QUOTE(SB_Johnny @ Sun 15th January 2012, 1:36pm)
Apparently Jimmy paid them a visit, and has
reported on it on his psychophants' favorite page.
Thanks for spotting.This is rich:
QUOTE
In their presentation of what went wrong, the main thing that leapt out at me is that they did not know how to appropriately escalate.
As are some of the comments, especially this
QUOTE
Thank you for getting so involved and taking on this important outreach task. We should all aim to move on from being adversarial to Wikimedia (esp. the Foundation and Chapters) being seen as a resource to provide help for organizations that will always have difficulty in helping the encyclopaedia with content, due to their conflict of interest highly likely to be fundamentally engrained. I would like to see such presentations and simple print quality self-help material, pitched for such tricky organizations, being captured and perhaps published on the :outreach wiki. Perhaps you would be interested in helping to make a good quality video that organizations can use for their own internal training?

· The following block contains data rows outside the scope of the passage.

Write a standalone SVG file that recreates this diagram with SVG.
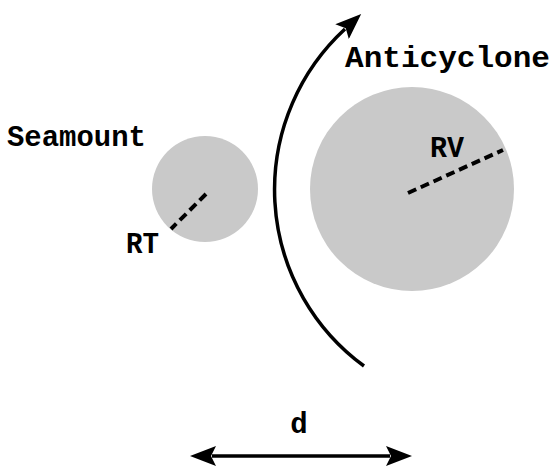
<svg xmlns="http://www.w3.org/2000/svg" width="553" height="466" viewBox="0 0 553 466">
<style>
.lbl{font-family:"Liberation Mono","Courier New",monospace;font-weight:bold;font-size:29px;fill:#000}
.blob{fill:#c9c9c9}
.rad{stroke:#000;stroke-width:4;stroke-dasharray:9,5;fill:none}
.conn{stroke:#000;stroke-width:3.5;fill:none}
</style>
<defs>
<marker id="ah" viewBox="0 0 26 20" refX="4" refY="10" markerWidth="26" markerHeight="20" markerUnits="userSpaceOnUse" orient="auto-start-reverse">
<path d="M0,0 L26,10 L0,20 L5,10 Z" fill="#000"/>
</marker>
</defs>
<rect width="553" height="466" fill="#fff"/>
<g id="seamount">
<circle class="blob" cx="205" cy="189" r="53"/>
<line class="rad" x1="206" y1="194" x2="171" y2="229"/>
<text class="lbl" x="7" y="146" textLength="139" lengthAdjust="spacingAndGlyphs">Seamount</text>
<text class="lbl" x="126" y="253" textLength="33" lengthAdjust="spacingAndGlyphs">RT</text>
</g>
<g id="anticyclone">
<circle class="blob" cx="412" cy="189" r="102"/>
<line class="rad" x1="408" y1="193" x2="503" y2="150"/>
<text class="lbl" x="345" y="67" textLength="205" lengthAdjust="spacingAndGlyphs">Anticyclone</text>
<text class="lbl" x="430" y="157" textLength="34" lengthAdjust="spacingAndGlyphs">RV</text>
</g>
<g id="connectors">
<path class="conn" d="M364,366 A218.5,218.5 0 0,1 345,29" marker-end="url(#ah)"/>
<line class="conn" x1="212" y1="456" x2="390" y2="456" marker-start="url(#ah)" marker-end="url(#ah)"/>
<text class="lbl" x="299" y="433" text-anchor="middle">d</text>
</g>
</svg>
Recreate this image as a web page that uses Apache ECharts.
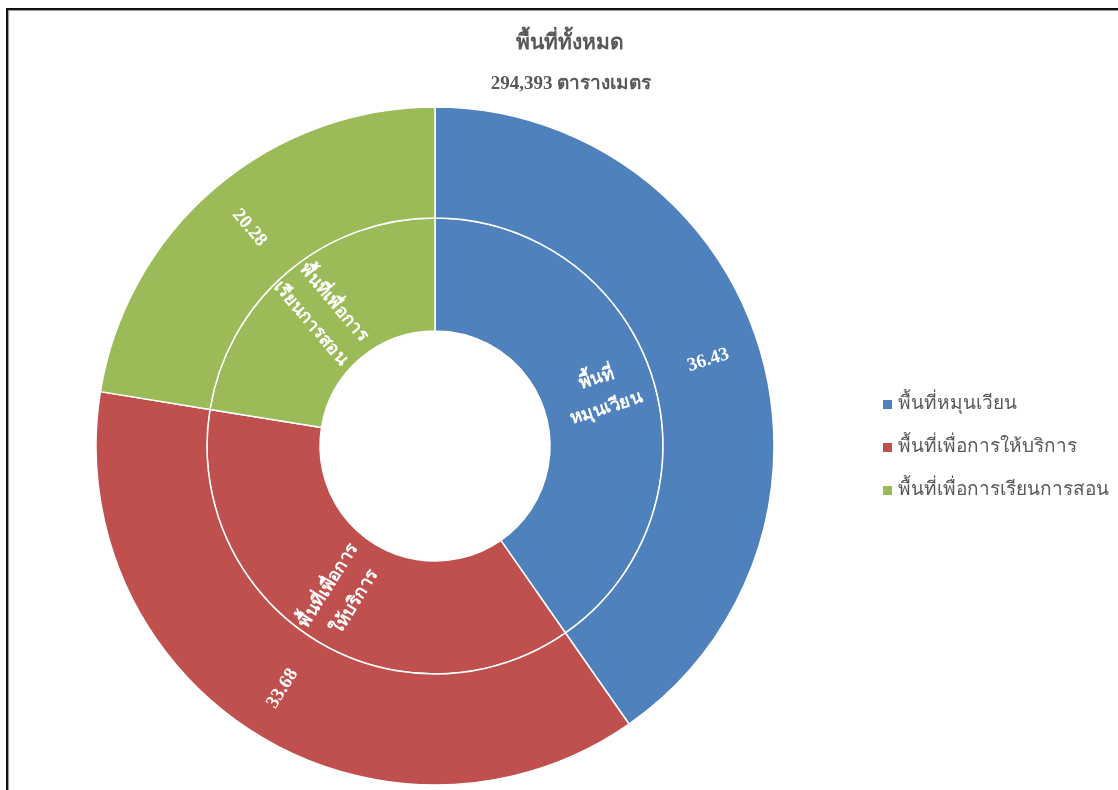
<!DOCTYPE html>
<html>
<head>
<meta charset="utf-8">
<script src="https://cdn.jsdelivr.net/npm/echarts@6/dist/echarts.min.js"></script>
<style>
html,body{margin:0;padding:0;background:#fff;}
#frame{position:absolute;left:6px;top:8px;width:1130px;height:800px;border-left:2px solid #111;border-top:2px solid #111;box-shadow:1px 1px 1px #999 inset;}
#chart{position:absolute;left:0;top:0;width:1118px;height:790px;}
</style>
</head>
<body>
<div id="frame"></div>
<div id="chart"></div>
<script>
const categories = ['พื้นที่หมุนเวียน', 'พื้นที่เพื่อการให้บริการ', 'พื้นที่เพื่อการเรียนการสอน'];
const innerLabels = ['พื้นที่\nหมุนเวียน', 'พื้นที่เพื่อการ\nให้บริการ', 'พื้นที่เพื่อการ\nเรียนการสอน'];
const values = [36.43, 33.68, 20.28];
const colors = ['#4F81BD', '#C0504D', '#9BBB59'];
const titleText = 'พื้นที่ทั้งหมด';
const subTitleText = '294,393 ตารางเมตร';

const font = '"Liberation Serif", "Times New Roman", serif';
const chart = echarts.init(document.getElementById('chart'));
chart.setOption({
  backgroundColor: 'transparent',
  color: colors,
  title: [
    {text: titleText, left: 565, top: 28, textAlign: 'center',
     textStyle: {fontFamily: font, fontSize: 21, fontWeight: 'bold', color: '#595959'}},
    {text: subTitleText, left: 566, top: 70, textAlign: 'center',
     textStyle: {fontFamily: font, fontSize: 19, fontWeight: 'bold', color: '#595959'}}
  ],
  legend: {
    orient: 'vertical', left: 876, top: 390, itemWidth: 11, itemHeight: 11, itemGap: 24,
    icon: 'rect', data: categories,
    textStyle: {fontFamily: font, fontSize: 19, color: '#595959'}
  },
  series: [
    {
      type: 'pie', center: [435, 446], radius: [115, 228], startAngle: 90, clockwise: true,
      silent: true, animation: false,
      itemStyle: {borderColor: '#fff', borderWidth: 1.5},
      label: {
        position: 'inside', rotate: 'radial', color: '#fff', fontFamily: font, fontSize: 18,
        fontWeight: 'bold', lineHeight: 31,
        formatter: p => innerLabels[p.dataIndex]
      },
      labelLine: {show: false},
      data: categories.map((c, i) => ({name: c, value: values[i]}))
    },
    {
      type: 'pie', center: [435, 446], radius: [228, 339], startAngle: 90, clockwise: true,
      silent: true, animation: false,
      itemStyle: {borderColor: '#fff', borderWidth: 1.5},
      label: {
        position: 'inside', rotate: 'radial', color: '#fff', fontFamily: font, fontSize: 19,
        fontWeight: 'bold',
        formatter: p => values[p.dataIndex].toFixed(2)
      },
      labelLine: {show: false},
      data: categories.map((c, i) => ({name: c, value: values[i]}))
    }
  ]
});
</script>
</body>
</html>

I'm thinking of our "classic" problematic organizations such as corporate marketing, religious evangelizing and political lobbying. As for not everyone providing an apology; well they are a PR company, you have to expect a jolly good spin. Cheers --Fæ (talk) 14:56, 13 January 2012 (UTC)
What is Fae counting as a 'classic' problematic organization here? At least I think I understand that puzzling word 'outreach'. It means going to people and organisations and institutions that exist in the wide world outside Wikipedia, and telling them how good Wikipedia is. I wonder now they have all that money, whether they could employ a PR firm to do this?
Oh and I just saw this
QUOTE
I'll just chime in to agree with Fæ—having assisted with similar outreach work on a smaller scale, I think it's very important that after we say "you screwed up there", we show them how to do things properly.